— DIRECTIONS —
Starting at the first line of the listing below, repeat each line up to and including the one containing "const forecastEnd = '13/11/2020';". Leave out pictures.
---+---
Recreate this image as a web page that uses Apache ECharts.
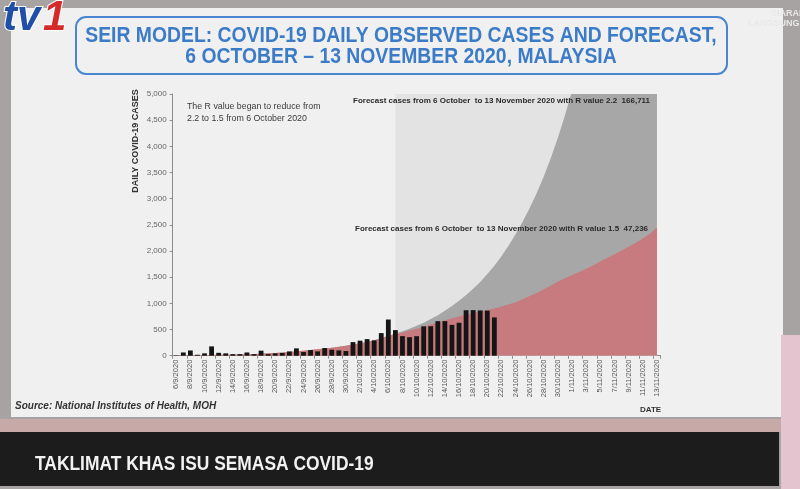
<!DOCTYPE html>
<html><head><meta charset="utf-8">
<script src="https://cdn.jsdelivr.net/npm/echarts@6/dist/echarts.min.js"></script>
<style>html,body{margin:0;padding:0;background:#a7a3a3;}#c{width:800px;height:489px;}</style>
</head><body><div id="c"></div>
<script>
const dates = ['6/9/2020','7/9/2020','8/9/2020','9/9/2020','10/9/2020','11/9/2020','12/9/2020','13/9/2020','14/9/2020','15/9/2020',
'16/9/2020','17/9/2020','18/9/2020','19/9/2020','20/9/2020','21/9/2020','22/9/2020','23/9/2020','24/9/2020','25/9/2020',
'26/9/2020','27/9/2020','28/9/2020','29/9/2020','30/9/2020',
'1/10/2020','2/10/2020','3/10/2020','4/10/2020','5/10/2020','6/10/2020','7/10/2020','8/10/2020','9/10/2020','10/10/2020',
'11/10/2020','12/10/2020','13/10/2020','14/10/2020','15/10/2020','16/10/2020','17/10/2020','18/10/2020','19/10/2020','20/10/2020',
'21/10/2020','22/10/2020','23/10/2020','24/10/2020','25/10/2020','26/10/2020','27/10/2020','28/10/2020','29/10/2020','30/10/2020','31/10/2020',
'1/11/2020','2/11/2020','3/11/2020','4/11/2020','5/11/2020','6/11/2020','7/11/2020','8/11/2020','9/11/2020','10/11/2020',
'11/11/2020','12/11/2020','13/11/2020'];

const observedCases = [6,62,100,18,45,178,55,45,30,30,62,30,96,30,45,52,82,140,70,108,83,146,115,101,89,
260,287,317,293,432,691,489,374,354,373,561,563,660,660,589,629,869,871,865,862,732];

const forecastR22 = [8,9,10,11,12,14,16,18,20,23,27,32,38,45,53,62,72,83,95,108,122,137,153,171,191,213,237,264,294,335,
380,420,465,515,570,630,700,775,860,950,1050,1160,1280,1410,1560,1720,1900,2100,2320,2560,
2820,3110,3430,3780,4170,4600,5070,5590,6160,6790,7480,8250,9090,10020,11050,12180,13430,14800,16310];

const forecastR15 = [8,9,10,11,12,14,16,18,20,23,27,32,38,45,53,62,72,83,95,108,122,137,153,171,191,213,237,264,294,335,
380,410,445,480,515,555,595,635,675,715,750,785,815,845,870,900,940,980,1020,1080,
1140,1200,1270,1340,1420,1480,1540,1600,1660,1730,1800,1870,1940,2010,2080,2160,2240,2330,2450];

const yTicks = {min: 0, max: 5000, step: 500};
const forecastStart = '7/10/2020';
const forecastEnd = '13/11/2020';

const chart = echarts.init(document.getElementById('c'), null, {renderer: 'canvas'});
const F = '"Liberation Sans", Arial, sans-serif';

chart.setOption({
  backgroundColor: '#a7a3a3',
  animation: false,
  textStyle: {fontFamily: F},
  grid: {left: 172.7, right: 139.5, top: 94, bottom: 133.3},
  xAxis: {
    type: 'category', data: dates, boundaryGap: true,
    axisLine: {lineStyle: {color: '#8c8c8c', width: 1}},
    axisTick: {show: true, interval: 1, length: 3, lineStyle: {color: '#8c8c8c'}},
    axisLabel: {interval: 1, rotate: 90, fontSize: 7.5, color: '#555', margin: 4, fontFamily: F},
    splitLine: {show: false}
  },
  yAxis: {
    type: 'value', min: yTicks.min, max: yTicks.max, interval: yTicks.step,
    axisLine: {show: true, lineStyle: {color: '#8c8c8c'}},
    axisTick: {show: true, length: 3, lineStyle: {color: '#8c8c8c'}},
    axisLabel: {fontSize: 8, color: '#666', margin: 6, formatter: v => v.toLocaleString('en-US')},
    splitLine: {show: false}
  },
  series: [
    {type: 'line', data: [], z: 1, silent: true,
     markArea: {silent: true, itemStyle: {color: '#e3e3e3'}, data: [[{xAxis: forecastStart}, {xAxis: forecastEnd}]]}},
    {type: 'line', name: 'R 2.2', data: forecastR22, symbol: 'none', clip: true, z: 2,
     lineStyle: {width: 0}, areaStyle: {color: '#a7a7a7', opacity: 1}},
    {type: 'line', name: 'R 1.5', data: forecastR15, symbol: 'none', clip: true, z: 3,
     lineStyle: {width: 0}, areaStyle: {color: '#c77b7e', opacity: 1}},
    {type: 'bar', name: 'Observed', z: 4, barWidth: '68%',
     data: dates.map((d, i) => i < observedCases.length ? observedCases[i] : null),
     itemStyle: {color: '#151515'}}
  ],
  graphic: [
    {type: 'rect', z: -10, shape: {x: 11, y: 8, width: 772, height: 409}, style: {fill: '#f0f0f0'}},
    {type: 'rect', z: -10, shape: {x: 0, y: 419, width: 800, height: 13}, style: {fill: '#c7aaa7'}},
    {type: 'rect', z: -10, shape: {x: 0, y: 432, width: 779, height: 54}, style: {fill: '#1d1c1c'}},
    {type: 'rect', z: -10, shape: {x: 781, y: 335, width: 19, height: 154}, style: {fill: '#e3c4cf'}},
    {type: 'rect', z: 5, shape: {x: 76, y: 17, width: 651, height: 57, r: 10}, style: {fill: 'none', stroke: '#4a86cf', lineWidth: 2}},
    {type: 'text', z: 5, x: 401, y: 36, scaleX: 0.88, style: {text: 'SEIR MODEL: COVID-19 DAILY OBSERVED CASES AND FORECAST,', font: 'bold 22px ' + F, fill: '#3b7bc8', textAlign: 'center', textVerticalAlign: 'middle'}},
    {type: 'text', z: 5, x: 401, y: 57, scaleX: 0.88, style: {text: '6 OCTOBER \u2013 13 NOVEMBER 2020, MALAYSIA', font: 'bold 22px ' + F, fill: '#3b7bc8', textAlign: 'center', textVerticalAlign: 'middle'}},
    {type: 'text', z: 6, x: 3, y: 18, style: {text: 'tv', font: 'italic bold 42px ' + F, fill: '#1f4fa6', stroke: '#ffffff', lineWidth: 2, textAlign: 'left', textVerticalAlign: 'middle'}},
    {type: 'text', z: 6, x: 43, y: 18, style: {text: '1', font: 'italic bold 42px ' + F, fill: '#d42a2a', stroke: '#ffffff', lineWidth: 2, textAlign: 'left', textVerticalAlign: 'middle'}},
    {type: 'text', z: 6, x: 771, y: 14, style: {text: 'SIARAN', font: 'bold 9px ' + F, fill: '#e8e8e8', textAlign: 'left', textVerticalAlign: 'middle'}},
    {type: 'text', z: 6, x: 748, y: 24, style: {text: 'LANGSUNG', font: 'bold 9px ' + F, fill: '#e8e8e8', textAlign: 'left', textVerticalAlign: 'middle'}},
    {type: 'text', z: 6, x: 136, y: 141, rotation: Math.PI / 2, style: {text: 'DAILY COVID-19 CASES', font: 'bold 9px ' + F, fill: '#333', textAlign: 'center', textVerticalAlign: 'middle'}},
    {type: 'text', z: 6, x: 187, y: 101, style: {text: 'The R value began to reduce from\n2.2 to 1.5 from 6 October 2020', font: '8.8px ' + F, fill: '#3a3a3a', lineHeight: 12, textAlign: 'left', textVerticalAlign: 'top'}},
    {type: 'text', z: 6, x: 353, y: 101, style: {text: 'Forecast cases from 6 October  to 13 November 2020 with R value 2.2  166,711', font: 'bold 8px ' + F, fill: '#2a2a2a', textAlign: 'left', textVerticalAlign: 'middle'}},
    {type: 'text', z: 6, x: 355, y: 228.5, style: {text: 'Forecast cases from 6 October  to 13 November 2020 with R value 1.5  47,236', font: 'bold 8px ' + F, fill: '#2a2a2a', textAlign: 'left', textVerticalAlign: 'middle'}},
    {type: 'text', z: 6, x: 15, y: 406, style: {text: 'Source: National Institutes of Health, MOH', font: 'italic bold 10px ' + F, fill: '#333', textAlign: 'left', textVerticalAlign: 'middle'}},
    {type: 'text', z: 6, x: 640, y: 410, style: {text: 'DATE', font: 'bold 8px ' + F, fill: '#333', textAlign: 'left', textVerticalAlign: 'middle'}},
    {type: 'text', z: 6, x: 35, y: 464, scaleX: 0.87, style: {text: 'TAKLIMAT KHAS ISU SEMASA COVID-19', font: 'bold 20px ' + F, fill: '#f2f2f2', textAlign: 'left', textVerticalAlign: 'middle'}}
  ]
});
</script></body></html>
---+---
— OUTPUT OF THE TASK —
Recreate this image as a web page that uses Apache ECharts.
<!DOCTYPE html>
<html><head><meta charset="utf-8">
<script src="https://cdn.jsdelivr.net/npm/echarts@6/dist/echarts.min.js"></script>
<style>html,body{margin:0;padding:0;background:#a7a3a3;}#c{width:800px;height:489px;}</style>
</head><body><div id="c"></div>
<script>
const dates = ['6/9/2020','7/9/2020','8/9/2020','9/9/2020','10/9/2020','11/9/2020','12/9/2020','13/9/2020','14/9/2020','15/9/2020',
'16/9/2020','17/9/2020','18/9/2020','19/9/2020','20/9/2020','21/9/2020','22/9/2020','23/9/2020','24/9/2020','25/9/2020',
'26/9/2020','27/9/2020','28/9/2020','29/9/2020','30/9/2020',
'1/10/2020','2/10/2020','3/10/2020','4/10/2020','5/10/2020','6/10/2020','7/10/2020','8/10/2020','9/10/2020','10/10/2020',
'11/10/2020','12/10/2020','13/10/2020','14/10/2020','15/10/2020','16/10/2020','17/10/2020','18/10/2020','19/10/2020','20/10/2020',
'21/10/2020','22/10/2020','23/10/2020','24/10/2020','25/10/2020','26/10/2020','27/10/2020','28/10/2020','29/10/2020','30/10/2020','31/10/2020',
'1/11/2020','2/11/2020','3/11/2020','4/11/2020','5/11/2020','6/11/2020','7/11/2020','8/11/2020','9/11/2020','10/11/2020',
'11/11/2020','12/11/2020','13/11/2020'];

const observedCases = [6,62,100,18,45,178,55,45,30,30,62,30,96,30,45,52,82,140,70,108,83,146,115,101,89,
260,287,317,293,432,691,489,374,354,373,561,563,660,660,589,629,869,871,865,862,732];

const forecastR22 = [8,9,10,11,12,14,16,18,20,23,27,32,38,45,53,62,72,83,95,108,122,137,153,171,191,213,237,264,294,335,
380,420,465,515,570,630,700,775,860,950,1050,1160,1280,1410,1560,1720,1900,2100,2320,2560,
2820,3110,3430,3780,4170,4600,5070,5590,6160,6790,7480,8250,9090,10020,11050,12180,13430,14800,16310];

const forecastR15 = [8,9,10,11,12,14,16,18,20,23,27,32,38,45,53,62,72,83,95,108,122,137,153,171,191,213,237,264,294,335,
380,410,445,480,515,555,595,635,675,715,750,785,815,845,870,900,940,980,1020,1080,
1140,1200,1270,1340,1420,1480,1540,1600,1660,1730,1800,1870,1940,2010,2080,2160,2240,2330,2450];

const yTicks = {min: 0, max: 5000, step: 500};
const forecastStart = '7/10/2020';
const forecastEnd = '13/11/2020';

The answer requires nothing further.